How many days do you need in Cebu City?

Two to three days covers the city itself — one for the downtown heritage core, one for IT Park/Business Park and the mountain viewpoints, and a half-day buffer. Most travelers use Cebu City as a base and add 1–2 day trips (Moalboal, Oslob, or Kawasan Falls) on top, so budget 4–5 days total if you want the city plus one side trip without rushing.
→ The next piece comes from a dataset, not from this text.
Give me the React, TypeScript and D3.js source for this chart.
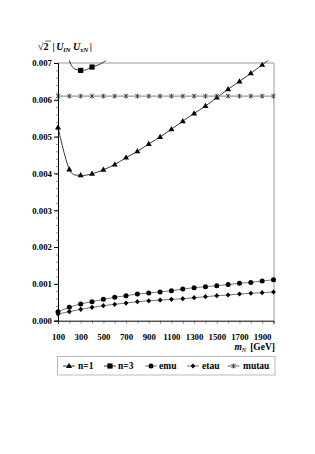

Where should I stay in Cebu City?

IT Park (Lahug) or Cebu Business Park (Ayala Center area) are the best bases for first-timers — walkable, full of restaurants and cafes, and close to malls. Downtown near Fuente Osmeña is cheaper and closer to the historic sites but grittier and noisier. Mabolo sits conveniently between IT Park and Business Park with a wider hotel price range. Book on Agoda and filter by IT Park or Ayala Center for the most convenient locations.
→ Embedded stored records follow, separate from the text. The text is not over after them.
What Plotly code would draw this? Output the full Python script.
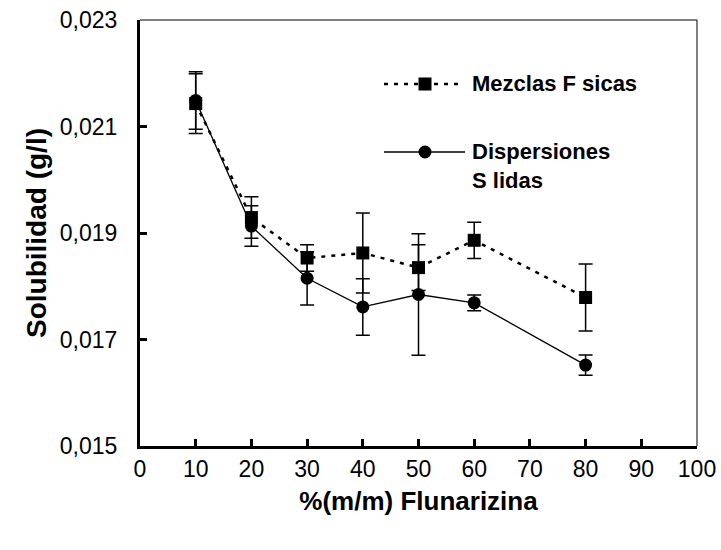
import plotly.graph_objects as go

x_vals = [10, 20, 30, 40, 50, 60, 80]
mezclas = [0.02143, 0.01929, 0.01853, 0.018625, 0.01835, 0.018863, 0.017789]
mezclas_err = [0.00056, 0.00039, 0.00025, 0.00075, 0.00043, 0.00034, 0.00063]
dispersiones = [0.02149, 0.01913, 0.01815, 0.017612, 0.017845, 0.017688, 0.016519]
dispersiones_err = [0.00054, 0.00038, 0.00050, 0.00053, 0.00114, 0.00015, 0.00019]

x_ticks = [0, 10, 20, 30, 40, 50, 60, 70, 80, 90, 100]
y_ticks = [0.015, 0.017, 0.019, 0.021, 0.023]

FONT = "Liberation Sans, Arial, sans-serif"

fig = go.Figure()

fig.add_trace(go.Scatter(
    x=x_vals, y=dispersiones, mode="lines+markers", name="Dispersiones Sólidas",
    line=dict(color="black", width=1.3),
    marker=dict(symbol="circle", size=13, color="black"),
    error_y=dict(type="data", array=dispersiones_err, visible=True,
                 color="black", thickness=1.5, width=7),
    showlegend=False,
))
fig.add_trace(go.Scatter(
    x=x_vals, y=mezclas, mode="lines+markers", name="Mezclas Físicas",
    line=dict(color="black", width=2.5, dash="4px,6px"),
    marker=dict(symbol="square", size=13, color="black"),
    error_y=dict(type="data", array=mezclas_err, visible=True,
                 color="black", thickness=1.5, width=7),
    showlegend=False,
))

L, R, T, B = 140, 24, 20, 104
W, H = 721, 550
pw, ph = W - L - R, H - T - B

def px(xp):
    return (xp - L) / pw

def py(yp):
    return (H - B - yp) / ph

shapes = [
    dict(type="line", xref="paper", yref="paper", x0=0, x1=1, y0=1, y1=1,
         line=dict(color="black", width=1)),
    dict(type="line", xref="paper", yref="paper", x0=1, x1=1, y0=0, y1=1,
         line=dict(color="black", width=1)),
    # legend: Mezclas
    dict(type="line", xref="paper", yref="paper", x0=px(384), x1=px(460),
         y0=py(84), y1=py(84), line=dict(color="black", width=2.5, dash="4px,6px")),
    dict(type="rect", xref="paper", yref="paper", xsizemode="pixel", ysizemode="pixel",
         xanchor=px(425), yanchor=py(84), x0=-6.5, x1=6.5, y0=-6.5, y1=6.5,
         fillcolor="black", line=dict(width=0)),
    # legend: Dispersiones
    dict(type="line", xref="paper", yref="paper", x0=px(384), x1=px(465),
         y0=py(152), y1=py(152), line=dict(color="black", width=1.3)),
    dict(type="circle", xref="paper", yref="paper", xsizemode="pixel", ysizemode="pixel",
         xanchor=px(425), yanchor=py(152), x0=-6.5, x1=6.5, y0=-6.5, y1=6.5,
         fillcolor="black", line=dict(width=0)),
]

annotations = [
    dict(x=px(470), y=py(84), xref="paper", yref="paper", xanchor="left", yanchor="middle",
         text="<b>Mezclas F sicas</b>", showarrow=False,
         font=dict(family=FONT, size=22, color="black")),
    dict(x=px(470), y=py(137), xref="paper", yref="paper", xanchor="left", yanchor="top",
         text="<b>Dispersiones<br>S lidas</b>", showarrow=False, align="left",
         font=dict(family=FONT, size=22, color="black")),
]

fig.update_layout(
    width=W, height=H,
    margin=dict(l=L, r=R, t=T, b=B),
    paper_bgcolor="white", plot_bgcolor="white",
    separators=",.",
    font=dict(family=FONT, size=24, color="black"),
    shapes=shapes, annotations=annotations,
    showlegend=False,
)
fig.update_xaxes(
    range=[0, 100], tickvals=x_ticks, ticktext=[str(v) for v in x_ticks],
    ticks="inside", ticklen=7, tickwidth=3, tickcolor="black",
    showline=True, linewidth=3, linecolor="black", showgrid=False, zeroline=False,
    tickfont=dict(family=FONT, size=23), automargin=False,
    title=dict(text="<b>%(m/m) Flunarizina</b>", font=dict(family=FONT, size=26), standoff=12),
)
fig.update_yaxes(
    range=[0.015, 0.023], tickvals=y_ticks, tickformat=".3f",
    ticks="inside", ticklen=7, tickwidth=3, tickcolor="black",
    showline=True, linewidth=3, linecolor="black", showgrid=False, zeroline=False,
    tickfont=dict(family=FONT, size=23), ticklabelstandoff=15, automargin=False,
    title=dict(text="<b>Solubilidad (g/l)</b>", font=dict(family=FONT, size=28), standoff=6),
)

fig.write_html("out.html", config={"displayModeBar": False},
               post_script="document.body.style.margin='0px';")
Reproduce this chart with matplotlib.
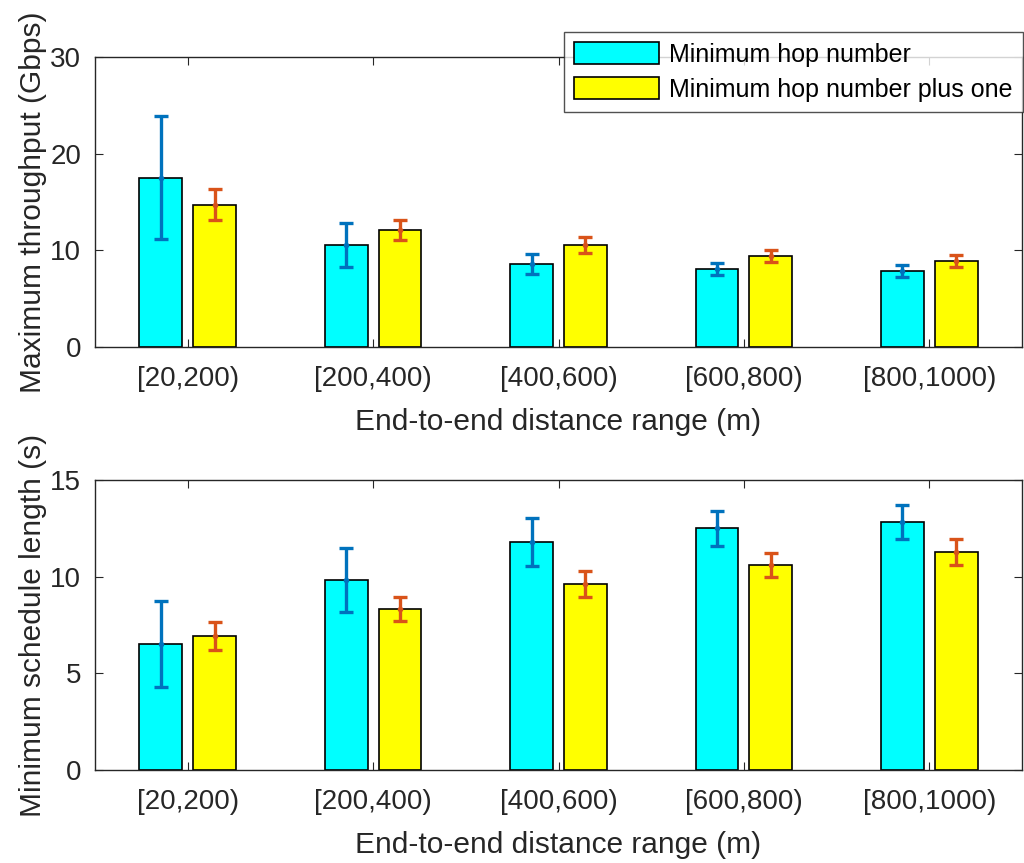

Is Grab or a taxi better in Cebu City?

Grab is the easier option for most visitors — the fare is fixed upfront and shown in pesos and includes tolls, and you don't need to negotiate. A regular metered taxi is often slightly cheaper (flag-down around ₱50, US$0.86) but the driver may ask you to cover toll fees separately, and not all drivers use the meter honestly. For airport transfers or anywhere unfamiliar, Grab is the safer default.

How do you get from Mactan-Cebu Airport to Cebu City?
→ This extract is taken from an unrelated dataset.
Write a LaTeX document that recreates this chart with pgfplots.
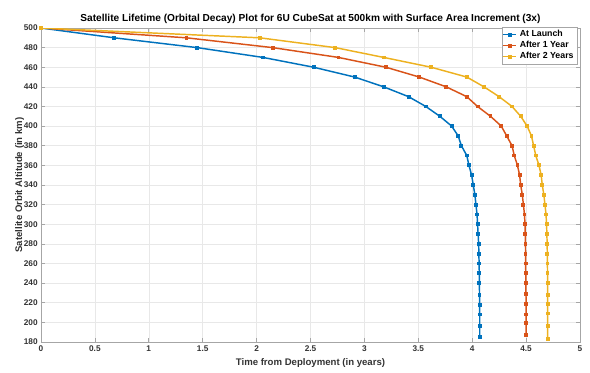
\documentclass[border=0pt]{standalone}
\usepackage{fontspec}
\setmainfont{Liberation Sans}
\usepackage{pgfplots}
\pgfplotsset{compat=1.18}
\definecolor{mblue}{rgb}{0,0.447,0.741}
\definecolor{morange}{rgb}{0.85,0.325,0.098}
\definecolor{myellow}{rgb}{0.929,0.694,0.125}
\begin{document}
\begin{tikzpicture}
\begin{axis}[
  at={(0,0)}, anchor=south west,
  scale only axis, width=404.25pt, height=235.5pt,
  xmin=0, xmax=5, ymin=180, ymax=500,
  xtick={0,0.5,...,5}, ytick={180,200,...,500},
  xticklabels={0,0.5,1,1.5,2,2.5,3,3.5,4,4.5,5},
  grid=major, major grid style={gray!18, line width=0.4pt},
  axis line style={gray!70, line width=0.5pt},
  tick style={gray!70, line width=0.5pt},
  tick align=inside, major tick length=3pt,
  /pgf/number format/assume math mode=true,
  ticklabel style={font=\fontsize{6.2}{7}\selectfont\bfseries, text=black!80},
  xticklabel style={yshift=1pt},
  yticklabel style={xshift=1pt},
  xlabel={Time from Deployment (in years)},
  ylabel={Satellite Orbit Altitude (in km)},
  label style={font=\fontsize{7.2}{8}\selectfont\bfseries, text=black!80},
  xlabel style={yshift=1.5pt},
  ylabel style={yshift=-7pt},
  title={Satellite Lifetime (Orbital Decay) Plot for 6U CubeSat at 500km with Surface Area Increment (3x)},
  title style={font=\fontsize{7.6}{8}\selectfont\bfseries, yshift=-6pt},
  legend style={at={(1,1)}, anchor=north east, xshift=-2pt, yshift=1pt,
    font=\fontsize{6.6}{7.5}\selectfont\bfseries, draw=gray!70, fill=white,
    inner sep=0.6pt, row sep=-2pt, /tikz/every even column/.append style={column sep=0pt}},
  legend image code/.code={\draw[mark repeat=2,mark phase=2] plot coordinates {(0cm,0cm) (0.17cm,0cm) (0.34cm,0cm)};},
  legend cell align=left,
  every axis plot/.append style={line width=1.1pt, mark=square*, mark size=0.9pt},
]
\addplot[color=mblue] coordinates {
(0,500) (0.68,490) (1.45,480) (2.06,470) (2.53,460) (2.91,450) (3.18,440) (3.41,430)
(3.57,420) (3.70,410) (3.81,400) (3.87,390) (3.90,380) (3.95,370) (3.97,360) (3.995,350)
(4.01,340) (4.025,330) (4.035,320) (4.045,310) (4.05,300) (4.055,290) (4.06,280)
(4.062,270) (4.064,260) (4.066,250) (4.067,240) (4.068,228) (4.069,218) (4.07,208)
(4.07,196) (4.07,185)};
\addlegendentry{At Launch}
\addplot[color=morange] coordinates {
(0,500) (1.35,490) (2.15,480) (2.76,470) (3.20,460) (3.51,450) (3.76,440) (3.95,430)
(4.05,420) (4.17,410) (4.27,400) (4.32,390) (4.37,380) (4.39,370) (4.42,360) (4.44,350)
(4.45,340) (4.465,330) (4.475,320) (4.485,310) (4.49,300) (4.492,290) (4.494,280)
(4.495,270) (4.496,260) (4.497,250) (4.498,240) (4.499,229) (4.5,219) (4.5,208)
(4.5,199) (4.5,187)};
\addlegendentry{After 1 Year}
\addplot[color=myellow] coordinates {
(0,500) (2.03,490) (2.73,480) (3.18,470) (3.62,460) (3.95,450) (4.11,440) (4.25,430)
(4.37,420) (4.45,410) (4.51,400) (4.55,390) (4.57,380) (4.59,370) (4.62,360) (4.64,350)
(4.65,340) (4.665,330) (4.675,320) (4.685,310) (4.69,300) (4.693,290) (4.695,280)
(4.697,270) (4.698,260) (4.699,250) (4.7,240) (4.7,228) (4.7,219) (4.7,209)
(4.7,196) (4.7,183)};
\addlegendentry{After 2 Years}
\end{axis}
\pgfresetboundingbox
\path[use as bounding box] (-30.75pt,-22.5pt) rectangle (411.75pt,256.5pt);
\end{tikzpicture}
\end{document}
Grab is the simplest option, roughly ₱500 (about US$8.60) to the city center, or ₱130–250 (US$2.20–4.30) if you're headed straight to IT Park or Cebu Business Park, and it includes the bridge toll. The trip takes 30–45 minutes in light traffic but can stretch to 45–75 minutes during rush hour (7–10am and 5–8pm), since everything crosses the Mactan-Mandaue bridges.

What is Cebu City's downtown heritage core?

It's the oldest part of the city — the area around Magellan's Cross, the Basilica del Santo Niño, Fort San Pedro, Colon Street (said to be the oldest street in the Philippines), and Carbon Market. Most of it is walkable in half a day, it's cheap to explore (entrance fees are minimal), and it's the most historically important part of any Cebu itinerary — but it's also the most crowded, hottest, and least polished district, so go early and don't expect luxury.

Is Cebu City safe for tourists?

Cebu City is generally safe for tourists who take normal city precautions — watch your belongings in crowded markets like Carbon and Colon Street, avoid flashing valuables, and use Grab rather than walking alone late at night in downtown areas. Traffic, not crime, is the bigger day-to-day hassle for most visitors. Petty theft (phone snatching, pickpocketing) is the main risk in dense crowds, not violent crime.

What food should you try in Cebu City?

Start with Cebu lechon — Zubuchon and CnT Lechon are the best-known names, with CnT the more affordable, multi-branch option. Try sutukil (grilled, stewed, or raw-marinated fresh seafood you pick yourself) at a seafood market restaurant, and eat street-grilled skewers with puso (hanging rice) at Larsian BBQ Market near Fuente Osmeña in the evening. IT Park and Ayala Center cover everything from Korean BBQ to fine dining if you want more variety.

Do you need a car to get around Cebu City?

No — most visitors get by entirely on Grab, with modernized air-conditioned jeepneys (E-jeeps, fare around ₱15–20) as a cheap backup for short hops. IT Park in particular is walkable enough that you won't need any transport once you're there. Renting a car only makes sense if you're planning to self-drive to day trips outside the city, and even then, most travelers hire a driver rather than self-drive because of the traffic and unfamiliar road rules.